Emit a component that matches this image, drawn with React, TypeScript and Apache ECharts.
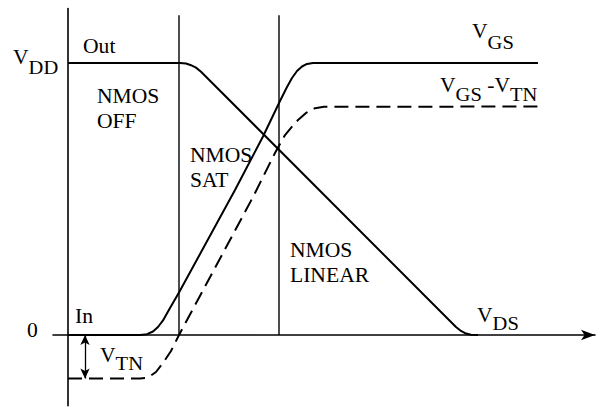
import { useEffect, useRef } from "react";
import * as echarts from "echarts";

// Supply and threshold levels (V)
const VDD = 5;
const VTN = 0.8;

// Output node (V_DS) waveform: time (ns) / voltage (V)
const tOut = [0, 11.2, 11.8, 12.3, 12.8, 13.3, 38.8, 39.3, 39.8, 40.3, 41.0];
const vOut = [5, 5, 4.99, 4.96, 4.915, 4.84, 0.147, 0.074, 0.026, 0.006, 0];

// Input node (V_GS) waveform
const tIn = [0, 7.2, 7.9, 8.5, 9.0, 9.5, 10.2, 11.1, 16.7, 19.5, 21.2, 21.9, 22.4, 22.9, 23.4, 23.9, 24.5, 47.0];
const vIn = [0, 0, 0.015, 0.064, 0.147, 0.267, 0.496, 0.781, 2.665, 3.649, 4.301, 4.559, 4.724, 4.853, 4.936, 4.982, 5, 5];

// Gate overdrive (V_GS - V_TN) waveform
const tOv = [0, 7.2, 7.8, 8.3, 8.8, 9.5, 10.3, 11.1, 18.5, 19.5, 20.7, 21.7, 22.5, 23.0, 23.8, 24.7, 25.6, 47.0];
const vOv = [-0.8, -0.8, -0.79, -0.745, -0.68, -0.515, -0.294, 0, 2.537, 2.904, 3.346, 3.676, 3.851, 3.952, 4.081, 4.17, 4.195, 4.2];

// Region boundaries (ns) and their top (V)
const regionEdges = [11.1, 21.1];
const regionTop = 5.88;

// Where the V_TN dimension arrow sits (ns)
const vtnArrowT = 1.7;

const zip = (xs: number[], ys: number[]) => xs.map((x, i) => [x, ys[i]]);

const serif = "'Liberation Serif', 'Times New Roman', serif";
const INK = "#000";

const rich = (pad: number) => ({
  m: { fontFamily: serif, fontSize: 20, lineHeight: 20, verticalAlign: "top", fill: INK },
  s: { fontFamily: serif, fontSize: 19, lineHeight: 20, verticalAlign: "top", fill: INK, padding: [pad, 0, 0, 0] },
});

const richLabel = (x: number, y: number, text: string, pad: number) => ({
  type: "text",
  x,
  y,
  scaleX: 1.08,
  silent: true,
  style: { text, rich: rich(pad), verticalAlign: "top", align: "left", fill: INK },
});

const plainLabel = (x: number, y: number, text: string) => ({
  type: "text",
  x,
  y,
  scaleX: 1.08,
  silent: true,
  style: {
    text,
    fontFamily: serif,
    fontSize: 20,
    lineHeight: 25,
    verticalAlign: "top",
    align: "left",
    fill: INK,
  },
});

export default function App() {
  const ref = useRef<HTMLDivElement>(null);

  useEffect(() => {
    if (!ref.current) return;
    const chart = echarts.init(ref.current, undefined, { renderer: "svg" });

    const curve = { color: INK, width: 2 };

    const option: any = {
      animation: false,
      backgroundColor: "#fff",
      grid: { left: 53, right: 8, top: 8.6, bottom: 1.28 },
      xAxis: {
        type: "value",
        min: -1.5,
        max: 52.7,
        axisLine: {
          show: true,
          onZero: true,
          symbol: ["none", "arrow"],
          symbolSize: [8, 14],
          lineStyle: { color: INK, width: 1.6 },
        },
        axisTick: { show: false },
        axisLabel: { show: false },
        splitLine: { show: false },
      },
      yAxis: {
        type: "value",
        min: -1.3,
        max: 6,
        axisLine: { show: true, onZero: true, lineStyle: { color: INK, width: 1.6 } },
        axisTick: { show: false },
        axisLabel: { show: false },
        splitLine: { show: false },
      },
      series: [
        {
          name: "Out",
          type: "line",
          data: zip(tOut, vOut),
          symbol: "none",
          lineStyle: curve,
          z: 3,
        },
        {
          name: "In",
          type: "line",
          data: zip(tIn, vIn),
          symbol: "none",
          lineStyle: curve,
          z: 3,
        },
        {
          name: "VGS-VTN",
          type: "line",
          data: zip(tOv, vOv),
          symbol: "none",
          lineStyle: { color: INK, width: 2, type: [14, 7] },
          z: 3,
        },
        ...regionEdges.map((t, i) => ({
          name: `edge${i}`,
          type: "line",
          data: [
            [t, 0],
            [t, regionTop],
          ],
          symbol: "none",
          lineStyle: { color: INK, width: 1.4 },
          z: 2,
          markLine:
            i === 0
              ? {
                  silent: true,
                  symbol: ["arrow", "arrow"],
                  symbolSize: [7, 10],
                  label: { show: false },
                  lineStyle: { color: INK, width: 1.3, type: "solid" },
                  data: [[{ coord: [vtnArrowT, 0] }, { coord: [vtnArrowT, -VTN] }]],
                }
              : undefined,
        })),
      ],
      graphic: [
        richLabel(13, 47.25, "{m|V}{s|DD}", 11),
        plainLabel(83, 33.75, "Out"),
        plainLabel(97, 83.75, "NMOS\nOFF"),
        plainLabel(190, 142.75, "NMOS\nSAT"),
        plainLabel(290, 237.75, "NMOS\nLINEAR"),
        richLabel(472, 21.25, "{m|V}{s|GS}", 12),
        richLabel(440, 75.25, "{m|V}{s|GS}{m| -V}{s|TN}", 10),
        richLabel(477, 305.25, "{m|V}{s|DS}", 9),
        richLabel(100, 345.25, "{m|V}{s|TN}", 9),
        plainLabel(75, 303.75, "In"),
        plainLabel(27, 317.75, "0"),
      ],
    };

    chart.setOption(option);
    return () => chart.dispose();
  }, []);

  return (
    <div
      ref={ref}
      style={{ position: "fixed", left: 0, top: 0, width: 603, height: 407, background: "#fff" }}
    />
  );
}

**What you have to do**
Reproduce the whole listing exactly, but not the images in it.

**Answer below**
Emit a component that matches this image, drawn with React, TypeScript and Apache ECharts.
import { useEffect, useRef } from "react";
import * as echarts from "echarts";

// Supply and threshold levels (V)
const VDD = 5;
const VTN = 0.8;

// Output node (V_DS) waveform: time (ns) / voltage (V)
const tOut = [0, 11.2, 11.8, 12.3, 12.8, 13.3, 38.8, 39.3, 39.8, 40.3, 41.0];
const vOut = [5, 5, 4.99, 4.96, 4.915, 4.84, 0.147, 0.074, 0.026, 0.006, 0];

// Input node (V_GS) waveform
const tIn = [0, 7.2, 7.9, 8.5, 9.0, 9.5, 10.2, 11.1, 16.7, 19.5, 21.2, 21.9, 22.4, 22.9, 23.4, 23.9, 24.5, 47.0];
const vIn = [0, 0, 0.015, 0.064, 0.147, 0.267, 0.496, 0.781, 2.665, 3.649, 4.301, 4.559, 4.724, 4.853, 4.936, 4.982, 5, 5];

// Gate overdrive (V_GS - V_TN) waveform
const tOv = [0, 7.2, 7.8, 8.3, 8.8, 9.5, 10.3, 11.1, 18.5, 19.5, 20.7, 21.7, 22.5, 23.0, 23.8, 24.7, 25.6, 47.0];
const vOv = [-0.8, -0.8, -0.79, -0.745, -0.68, -0.515, -0.294, 0, 2.537, 2.904, 3.346, 3.676, 3.851, 3.952, 4.081, 4.17, 4.195, 4.2];

// Region boundaries (ns) and their top (V)
const regionEdges = [11.1, 21.1];
const regionTop = 5.88;

// Where the V_TN dimension arrow sits (ns)
const vtnArrowT = 1.7;

const zip = (xs: number[], ys: number[]) => xs.map((x, i) => [x, ys[i]]);

const serif = "'Liberation Serif', 'Times New Roman', serif";
const INK = "#000";

const rich = (pad: number) => ({
  m: { fontFamily: serif, fontSize: 20, lineHeight: 20, verticalAlign: "top", fill: INK },
  s: { fontFamily: serif, fontSize: 19, lineHeight: 20, verticalAlign: "top", fill: INK, padding: [pad, 0, 0, 0] },
});

const richLabel = (x: number, y: number, text: string, pad: number) => ({
  type: "text",
  x,
  y,
  scaleX: 1.08,
  silent: true,
  style: { text, rich: rich(pad), verticalAlign: "top", align: "left", fill: INK },
});

const plainLabel = (x: number, y: number, text: string) => ({
  type: "text",
  x,
  y,
  scaleX: 1.08,
  silent: true,
  style: {
    text,
    fontFamily: serif,
    fontSize: 20,
    lineHeight: 25,
    verticalAlign: "top",
    align: "left",
    fill: INK,
  },
});

export default function App() {
  const ref = useRef<HTMLDivElement>(null);

  useEffect(() => {
    if (!ref.current) return;
    const chart = echarts.init(ref.current, undefined, { renderer: "svg" });

    const curve = { color: INK, width: 2 };

    const option: any = {
      animation: false,
      backgroundColor: "#fff",
      grid: { left: 53, right: 8, top: 8.6, bottom: 1.28 },
      xAxis: {
        type: "value",
        min: -1.5,
        max: 52.7,
        axisLine: {
          show: true,
          onZero: true,
          symbol: ["none", "arrow"],
          symbolSize: [8, 14],
          lineStyle: { color: INK, width: 1.6 },
        },
        axisTick: { show: false },
        axisLabel: { show: false },
        splitLine: { show: false },
      },
      yAxis: {
        type: "value",
        min: -1.3,
        max: 6,
        axisLine: { show: true, onZero: true, lineStyle: { color: INK, width: 1.6 } },
        axisTick: { show: false },
        axisLabel: { show: false },
        splitLine: { show: false },
      },
      series: [
        {
          name: "Out",
          type: "line",
          data: zip(tOut, vOut),
          symbol: "none",
          lineStyle: curve,
          z: 3,
        },
        {
          name: "In",
          type: "line",
          data: zip(tIn, vIn),
          symbol: "none",
          lineStyle: curve,
          z: 3,
        },
        {
          name: "VGS-VTN",
          type: "line",
          data: zip(tOv, vOv),
          symbol: "none",
          lineStyle: { color: INK, width: 2, type: [14, 7] },
          z: 3,
        },
        ...regionEdges.map((t, i) => ({
          name: `edge${i}`,
          type: "line",
          data: [
            [t, 0],
            [t, regionTop],
          ],
          symbol: "none",
          lineStyle: { color: INK, width: 1.4 },
          z: 2,
          markLine:
            i === 0
              ? {
                  silent: true,
                  symbol: ["arrow", "arrow"],
                  symbolSize: [7, 10],
                  label: { show: false },
                  lineStyle: { color: INK, width: 1.3, type: "solid" },
                  data: [[{ coord: [vtnArrowT, 0] }, { coord: [vtnArrowT, -VTN] }]],
                }
              : undefined,
        })),
      ],
      graphic: [
        richLabel(13, 47.25, "{m|V}{s|DD}", 11),
        plainLabel(83, 33.75, "Out"),
        plainLabel(97, 83.75, "NMOS\nOFF"),
        plainLabel(190, 142.75, "NMOS\nSAT"),
        plainLabel(290, 237.75, "NMOS\nLINEAR"),
        richLabel(472, 21.25, "{m|V}{s|GS}", 12),
        richLabel(440, 75.25, "{m|V}{s|GS}{m| -V}{s|TN}", 10),
        richLabel(477, 305.25, "{m|V}{s|DS}", 9),
        richLabel(100, 345.25, "{m|V}{s|TN}", 9),
        plainLabel(75, 303.75, "In"),
        plainLabel(27, 317.75, "0"),
      ],
    };

    chart.setOption(option);
    return () => chart.dispose();
  }, []);

  return (
    <div
      ref={ref}
      style={{ position: "fixed", left: 0, top: 0, width: 603, height: 407, background: "#fff" }}
    />
  );
}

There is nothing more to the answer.